* **Exercise**: Return the material exactly, first line through the line containing "import plotly.graph_objects as go", and nothing more. Pictures stay out.

* **Dataset extract**:

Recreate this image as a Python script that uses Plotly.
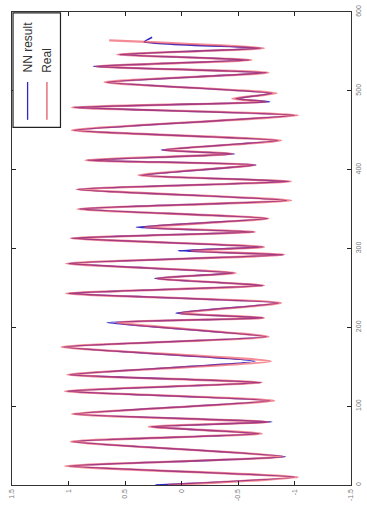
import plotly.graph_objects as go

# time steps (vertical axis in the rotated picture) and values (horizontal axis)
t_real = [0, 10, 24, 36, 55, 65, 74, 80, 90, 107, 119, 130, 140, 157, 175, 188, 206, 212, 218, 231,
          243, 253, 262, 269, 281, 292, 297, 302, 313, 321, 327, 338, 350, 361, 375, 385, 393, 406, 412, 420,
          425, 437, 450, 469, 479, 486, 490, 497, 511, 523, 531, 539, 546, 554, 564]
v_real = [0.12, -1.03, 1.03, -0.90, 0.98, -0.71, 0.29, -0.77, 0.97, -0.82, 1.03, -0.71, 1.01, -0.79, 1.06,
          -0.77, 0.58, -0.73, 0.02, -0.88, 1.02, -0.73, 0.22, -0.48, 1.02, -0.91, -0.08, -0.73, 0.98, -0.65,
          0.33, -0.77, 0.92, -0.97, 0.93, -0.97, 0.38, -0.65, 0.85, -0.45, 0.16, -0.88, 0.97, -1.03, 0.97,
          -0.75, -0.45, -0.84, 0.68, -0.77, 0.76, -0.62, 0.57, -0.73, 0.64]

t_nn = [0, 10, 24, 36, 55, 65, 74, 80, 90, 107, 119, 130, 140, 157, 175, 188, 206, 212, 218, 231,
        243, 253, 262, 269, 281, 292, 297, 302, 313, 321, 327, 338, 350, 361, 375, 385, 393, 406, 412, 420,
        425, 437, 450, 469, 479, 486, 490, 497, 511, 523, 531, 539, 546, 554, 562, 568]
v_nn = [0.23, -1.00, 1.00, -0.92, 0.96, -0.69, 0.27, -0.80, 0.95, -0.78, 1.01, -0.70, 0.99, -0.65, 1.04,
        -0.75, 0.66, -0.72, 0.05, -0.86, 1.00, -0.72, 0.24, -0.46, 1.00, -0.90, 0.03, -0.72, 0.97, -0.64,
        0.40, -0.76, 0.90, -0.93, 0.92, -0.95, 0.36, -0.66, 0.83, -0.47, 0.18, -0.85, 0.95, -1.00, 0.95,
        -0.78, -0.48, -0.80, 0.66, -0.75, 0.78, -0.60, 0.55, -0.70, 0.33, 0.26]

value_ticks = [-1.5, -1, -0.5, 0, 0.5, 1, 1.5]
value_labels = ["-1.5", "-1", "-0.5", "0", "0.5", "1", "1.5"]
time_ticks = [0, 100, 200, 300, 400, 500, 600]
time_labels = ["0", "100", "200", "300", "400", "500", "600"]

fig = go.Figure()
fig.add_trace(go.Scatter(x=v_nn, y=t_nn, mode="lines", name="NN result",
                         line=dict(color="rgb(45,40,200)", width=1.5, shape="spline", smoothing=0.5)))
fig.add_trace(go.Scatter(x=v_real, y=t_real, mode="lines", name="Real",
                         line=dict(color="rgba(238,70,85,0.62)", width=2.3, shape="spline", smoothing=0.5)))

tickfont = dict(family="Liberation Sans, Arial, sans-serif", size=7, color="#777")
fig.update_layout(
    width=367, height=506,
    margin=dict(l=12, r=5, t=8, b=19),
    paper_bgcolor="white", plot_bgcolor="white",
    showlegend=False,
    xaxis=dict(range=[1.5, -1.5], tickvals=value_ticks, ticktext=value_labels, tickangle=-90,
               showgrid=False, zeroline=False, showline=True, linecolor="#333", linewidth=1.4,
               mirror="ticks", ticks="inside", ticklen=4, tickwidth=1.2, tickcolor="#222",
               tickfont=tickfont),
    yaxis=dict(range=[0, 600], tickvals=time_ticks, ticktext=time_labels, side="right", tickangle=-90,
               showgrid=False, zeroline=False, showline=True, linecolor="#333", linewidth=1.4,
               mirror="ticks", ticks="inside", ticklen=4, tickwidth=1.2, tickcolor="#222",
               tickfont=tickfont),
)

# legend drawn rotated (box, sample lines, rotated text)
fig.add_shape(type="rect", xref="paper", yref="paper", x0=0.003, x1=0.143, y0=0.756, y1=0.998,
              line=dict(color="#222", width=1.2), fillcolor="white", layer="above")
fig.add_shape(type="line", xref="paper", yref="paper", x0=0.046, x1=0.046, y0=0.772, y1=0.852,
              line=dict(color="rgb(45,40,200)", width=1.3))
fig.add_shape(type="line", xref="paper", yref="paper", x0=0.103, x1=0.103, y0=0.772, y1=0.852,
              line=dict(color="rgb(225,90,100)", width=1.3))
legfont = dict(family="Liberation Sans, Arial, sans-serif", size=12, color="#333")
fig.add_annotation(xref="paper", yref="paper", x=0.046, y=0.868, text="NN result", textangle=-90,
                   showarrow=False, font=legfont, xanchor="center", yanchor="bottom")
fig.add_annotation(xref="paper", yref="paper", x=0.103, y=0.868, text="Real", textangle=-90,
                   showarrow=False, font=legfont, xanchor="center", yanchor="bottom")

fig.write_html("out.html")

* **Expected output**:
Recreate this image as a Python script that uses Plotly.
import plotly.graph_objects as go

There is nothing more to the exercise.